# Set task
Every line that holds "chart" should be shown.

# Data extract
****************

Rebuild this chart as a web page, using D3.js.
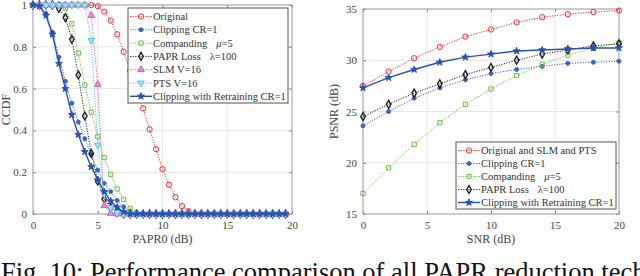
<!DOCTYPE html>
<html>
<head>
<meta charset="utf-8">
<script src="https://cdn.jsdelivr.net/npm/d3@7"></script>
<style>
  body { margin: 0; background: #fff; }
  svg { display: block; font-family: "Liberation Serif", "DejaVu Serif", serif; }
</style>
</head>
<body>
<svg id="chart" width="640" height="276"></svg>
<script>
// ---- data: left panel (CCDF vs PAPR0), x step 0.5 dB
const paprX = [0,0.5,1,1.5,2,2.5,3,3.5,4,4.5,5,5.5,6,6.5,7,7.5,8,8.5,9,9.5,
               10,10.5,11,11.5,12,12.5,13,13.5,14,14.5,15,15.5,16,16.5,17,17.5,18,18.5,19,19.5];
const ccdfOriginal = [1,1,1,1,1,1,1,1,1,1,0.995,0.968,0.925,0.86,0.776,0.685,0.595,0.505,0.405,0.31,
                      0.215,0.14,0.08,0.038,0.014,0.003,0,0,0,0,0,0,0,0,0,0,0,0,0,0];
const ccdfClipping = [1,1,0.96,0.87,0.75,0.635,0.53,0.44,0.36,0.285,0.21,0.147,0.107,0.065,0.035,0.012,0,0,0,0,
                      0,0,0,0,0,0,0,0,0,0,0,0,0,0,0,0,0,0,0,0];
const ccdfCompanding = [1,1,1,1,1,0.985,0.91,0.77,0.617,0.487,0.37,0.27,0.19,0.12,0.07,0.027,0.006,0,0,0,
                        0,0,0,0,0,0,0,0,0,0,0,0,0,0,0,0,0,0,0,0];
const ccdfPaprLoss = [1,1,1,1,0.984,0.94,0.836,0.665,0.469,0.29,0.158,0.072,0.03,0.008,0,0,0,0,0,0,
                      0,0,0,0,0,0,0,0,0,0,0,0,0,0,0,0,0,0,0,0];
const ccdfSLM = [1,1,1,1,1,1,1,1,1,0.95,0.62,0.04,0.003,0,0,0,0,0,0,0,
                 0,0,0,0,0,0,0,0,0,0,0,0,0,0,0,0,0,0,0,0];
const ccdfPTS = [1,1,1,1,1,1,1,1,1,0.83,0.33,0.1,0.03,0.008,0,0,0,0,0,0,
                 0,0,0,0,0,0,0,0,0,0,0,0,0,0,0,0,0,0,0,0];
const ccdfRetrain = [1,0.995,0.95,0.86,0.72,0.6,0.475,0.38,0.298,0.226,0.163,0.107,0.062,0.032,0.01,0,0,0,0,0,
                     0,0,0,0,0,0,0,0,0,0,0,0,0,0,0,0,0,0,0,0];

// ---- data: right panel (PSNR vs SNR)
const snrX = [0,2,4,6,8,10,12,14,16,18,20];
const psnrOriginal = [27.5,28.9,30.2,31.3,32.3,33.0,33.7,34.2,34.5,34.7,34.85];
const psnrClipping = [23.6,25.0,26.3,27.3,28.1,28.7,29.1,29.4,29.7,29.8,29.9];
const psnrCompanding = [17.0,19.5,21.8,23.9,25.7,27.2,28.5,29.6,30.5,31.2,31.7];
const psnrPaprLoss = [24.5,25.7,26.8,27.7,28.6,29.3,30.0,30.6,31.0,31.4,31.6];
const psnrRetrain = [27.3,28.3,29.1,29.8,30.3,30.6,30.9,31.0,31.1,31.2,31.2];

const leftTicksX = [0,5,10,15,20];
const leftTicksY = [0,0.2,0.4,0.6,0.8,1];
const rightTicksX = [0,5,10,15,20];
const rightTicksY = [15,20,25,30,35];

// series styles
const S = {
  orig:   {color:"#f03030", sym:d3.symbolCircle,   size:22, fill:"none",    dash:"1.2,1.4", w:1},
  clip:   {color:"#3a62c0", sym:d3.symbolCircle,   size:12, fill:"#3a62c0", dash:"1.2,1.4", w:1},
  comp:   {color:"#6cc04a", sym:d3.symbolSquare,   size:18, fill:"none",    dash:"1.2,1.4", w:1},
  loss:   {color:"#222222", sym:d3.symbolDiamond,  size:18, fill:"none",    dash:"1.2,1.4", w:1, sw:1.4},
  slm:    {color:"#d060c0", sym:d3.symbolTriangle, size:20, fill:"#e090d8", dash:"1.2,1.4", w:1},
  pts:    {color:"#60c8e0", sym:d3.symbolTriangle, size:20, fill:"#a0e0f0", dash:"1.2,1.4", w:1, rot:180},
  retr:   {color:"#2a50b0", sym:d3.symbolStar,     size:15, fill:"#2a50b0", dash:null,      w:1.4}
};

const svg = d3.select("#chart");

function drawPanel(p) {
  const g = svg.append("g");
  const x = d3.scaleLinear().domain(p.xd).range([p.x0, p.x1]);
  const y = d3.scaleLinear().domain(p.yd).range([p.y0, p.y1]);

  // grid
  g.selectAll(".gx").data(p.tx.slice(1, -1)).enter().append("line")
    .attr("x1", d => x(d)).attr("x2", d => x(d)).attr("y1", p.y0).attr("y2", p.y1)
    .attr("stroke", "#e6e6e6").attr("stroke-width", 1);
  g.selectAll(".gy").data(p.ty.slice(1, -1)).enter().append("line")
    .attr("y1", d => y(d)).attr("y2", d => y(d)).attr("x1", p.x0).attr("x2", p.x1)
    .attr("stroke", "#e6e6e6").attr("stroke-width", 1);

  // axes with inward ticks
  const ax = [
    g.append("g").attr("transform", `translate(0,${p.y0})`).call(d3.axisBottom(x).tickValues(p.tx).tickSize(-3).tickPadding(7).tickFormat(d3.format("~g"))),
    g.append("g").attr("transform", `translate(0,${p.y1})`).call(d3.axisTop(x).tickValues(p.tx).tickSize(-3).tickFormat("")),
    g.append("g").attr("transform", `translate(${p.x0},0)`).call(d3.axisLeft(y).tickValues(p.ty).tickSize(-3).tickPadding(6).tickFormat(d3.format("~g"))),
    g.append("g").attr("transform", `translate(${p.x1},0)`).call(d3.axisRight(y).tickValues(p.ty).tickSize(-3).tickFormat(""))
  ];
  ax.forEach(a => {
    a.select(".domain").remove();
    a.selectAll("line").attr("stroke", "#8a8a8a");
    a.selectAll("text").attr("fill", "#444").attr("font-size", 11)
      .attr("font-family", "Liberation Serif, serif");
  });

  g.append("rect").attr("x", p.x0).attr("y", p.y1).attr("width", p.x1 - p.x0).attr("height", p.y0 - p.y1)
    .attr("fill", "none").attr("stroke", "#9a9a9a").attr("stroke-width", 1);

  // series
  p.series.forEach(s => {
    const st = S[s.key];
    const pts = p.xs.map((v, i) => [x(v), y(s.vals[i])]);
    g.append("path").attr("d", d3.line()(pts)).attr("fill", "none")
      .attr("stroke", st.color).attr("stroke-width", st.w)
      .attr("stroke-dasharray", st.dash);
    g.selectAll(null).data(pts).enter().append("path")
      .attr("d", d3.symbol().type(st.sym).size(st.size))
      .attr("transform", d => `translate(${d[0]},${d[1]})` + (st.rot ? ` rotate(${st.rot})` : ""))
      .attr("fill", st.fill).attr("stroke", st.color).attr("stroke-width", st.sw || 1);
  });

  // axis titles
  g.append("text").attr("x", (p.x0 + p.x1) / 2).attr("y", p.y0 + 29)
    .attr("text-anchor", "middle").attr("fill", "#444").attr("font-size", 12).text(p.xlabel);
  g.append("text").attr("transform", `translate(${p.ylx},${(p.y0 + p.y1) / 2}) rotate(-90)`)
    .attr("text-anchor", "middle").attr("fill", "#444").attr("font-size", 12).text(p.ylabel);

  // legend
  const L = p.legend;
  const lg = g.append("g");
  lg.append("rect").attr("x", L.x).attr("y", L.y).attr("width", L.w).attr("height", L.h)
    .attr("fill", "#fff").attr("stroke", "#555").attr("stroke-width", 1);
  p.series.forEach((s, i) => {
    const st = S[s.key];
    const yy = L.y + L.first + i * L.step;
    lg.append("line").attr("x1", L.x + 2).attr("x2", L.x + 24).attr("y1", yy).attr("y2", yy)
      .attr("stroke", st.color).attr("stroke-width", st.w).attr("stroke-dasharray", st.dash);
    lg.append("path").attr("d", d3.symbol().type(st.sym).size(st.size))
      .attr("transform", `translate(${L.x + 13},${yy})` + (st.rot ? ` rotate(${st.rot})` : ""))
      .attr("fill", st.fill).attr("stroke", st.color).attr("stroke-width", st.sw || 1);
    const t = lg.append("text").attr("x", L.x + 25).attr("y", yy + 3.6)
      .attr("font-size", 10.5).attr("fill", "#333");
    s.label.forEach(part => {
      t.append("tspan").attr("dx", part.dx || 0).attr("font-style", part.it ? "italic" : null).text(part.t);
    });
  });
}

drawPanel({
  xd: [0, 20], yd: [0, 1], x0: 33, x1: 292, y0: 214, y1: 5,
  tx: leftTicksX, ty: leftTicksY, xs: paprX,
  xlabel: "PAPR0 (dB)", ylabel: "CCDF", ylx: 10,
  legend: {x: 128, y: 8, w: 160, h: 95, first: 8.5, step: 13.3},
  series: [
    {key: "orig", vals: ccdfOriginal,   label: [{t: "Original"}]},
    {key: "clip", vals: ccdfClipping,   label: [{t: "Clipping CR=1"}]},
    {key: "comp", vals: ccdfCompanding, label: [{t: "Companding"}, {t: "μ", it: true, dx: 9}, {t: "=5"}]},
    {key: "loss", vals: ccdfPaprLoss,   label: [{t: "PAPR Loss"}, {t: "λ=100", dx: 9}]},
    {key: "slm",  vals: ccdfSLM,        label: [{t: "SLM V=16"}]},
    {key: "pts",  vals: ccdfPTS,        label: [{t: "PTS V=16"}]},
    {key: "retr", vals: ccdfRetrain,    label: [{t: "Clipping with Retraining CR=1"}]}
  ]
});

drawPanel({
  xd: [0, 20], yd: [15, 35], x0: 363, x1: 619, y0: 214, y1: 9,
  tx: rightTicksX, ty: rightTicksY, xs: snrX,
  xlabel: "SNR (dB)", ylabel: "PSNR (dB)", ylx: 338,
  legend: {x: 456, y: 142, w: 160, h: 67, first: 8.5, step: 13},
  series: [
    {key: "orig", vals: psnrOriginal,   label: [{t: "Original and SLM and PTS"}]},
    {key: "clip", vals: psnrClipping,   label: [{t: "Clipping CR=1"}]},
    {key: "comp", vals: psnrCompanding, label: [{t: "Companding"}, {t: "μ", it: true, dx: 9}, {t: "=5"}]},
    {key: "loss", vals: psnrPaprLoss,   label: [{t: "PAPR Loss"}, {t: "λ=100", dx: 9}]},
    {key: "retr", vals: psnrRetrain,    label: [{t: "Clipping with Retraining CR=1"}]}
  ]
});

// caption (cut off at the bottom in the source)
svg.append("text").attr("x", 1).attr("y", 281).attr("font-size", 26.5).attr("fill", "#111")
  .text("Fig. 10: Performance comparison of all PAPR reduction techniques");
</script>
</body>
</html>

****************

# Result
Rebuild this chart as a web page, using D3.js.
<svg id="chart" width="640" height="276"></svg>
const svg = d3.select("#chart");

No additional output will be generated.